Over the same period, the share held by novel vegan meat replacements (that is, plant-based meat alternatives like the Beyond Burger and Impossible Burger) is expected to rise from 10 per cent to 25 per cent, while lab-grown meat (sometimes called 'cultured' or 'cellular' meat) is slated to take a 35 per cent position.

Venture capitalists have long anticipated this trend, with funding for Foodtech and Agtech start-ups reaching $19.8bn (£14.5bn) in 2019, more than double the amount raised in 2016, which was only $8.6bn. Meanwhile, public investor hype around the sector has been well and truly fanned by the IPO of Beyond Meat.

Notwithstanding this year’s pandemic, shares in the plant-based meat producer have risen from below $75.60 on December 31 2019 to $142 as of November 27 2020.

In the same period, shares in a more recent entrant to the public markets, Else Nutrition, which makes plant-based baby food, have risen from C$0.53 (31p) to C$4.50.

The value of the plant-based meat market is now on track to rise from $10.1bn in 2018 to $30.92bn in 2026. And as this occurs, more and more of these private companies will go public.

To make the most of this opportunity, we have made plant-based foods one of the nine sub-sectors tracked in our Sustainable Future of Food theme.

Together with Tematica Research, we have identified the global publicly-traded companies that derive all or a large proportion of their revenues from plant-based food.

And given that conventional meat consumption, particularly beef, is incompatible with a sustainable future of food, we exclude companies producing foods derived from land-reared meats from the theme.

Beyond plant-based food

It is not just meat alternatives that stand to benefit from increasing environmental consciousness among food consumers. There are many other sectors where companies are innovating to reduce the carbon footprint of the food supply chain.

One excellent example that we hone in on in our Sustainable Future of Food theme is 'smart agriculture', or 'farming 4.0' as it is sometimes referred to.

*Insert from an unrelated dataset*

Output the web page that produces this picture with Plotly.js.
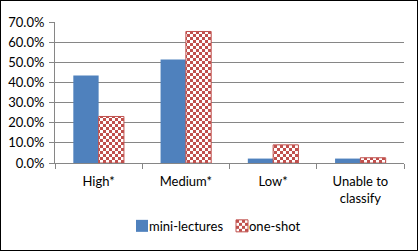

This refers broadly to the advanced technologies – including robotics, sensors, software and aerial and satellite imagery – that are being combined with big data and cloud-based solutions to enable more precision and automation (and therefore resource efficiency) within the farming process.

Whether it is monitoring moisture levels in fields, assessing the ideal time to pick the harvest or the precise application of input resources like water, fertilisers, pesticides and fungicides, these new platforms allow farmers to provide each plant with exactly what it needs rather than holistically spraying an entire field.

In doing so, farmers can save on input resources, reduce GHG emissions and reduce the nasty environmental side-effects associated with surface run-off, including water eutrophication.

Ultimately, change starts with the consumer. And with consumers around the world becoming better informed about the environmental (and, importantly, health) impacts of what they eat, the transition to a more sustainable food system is finally becoming possible.

The companies driving technological innovation across the food value chain, and the companies designing and producing the new food products that the climate-conscious consumer is demanding, will be best positioned to benefit from the tailwinds of this transition.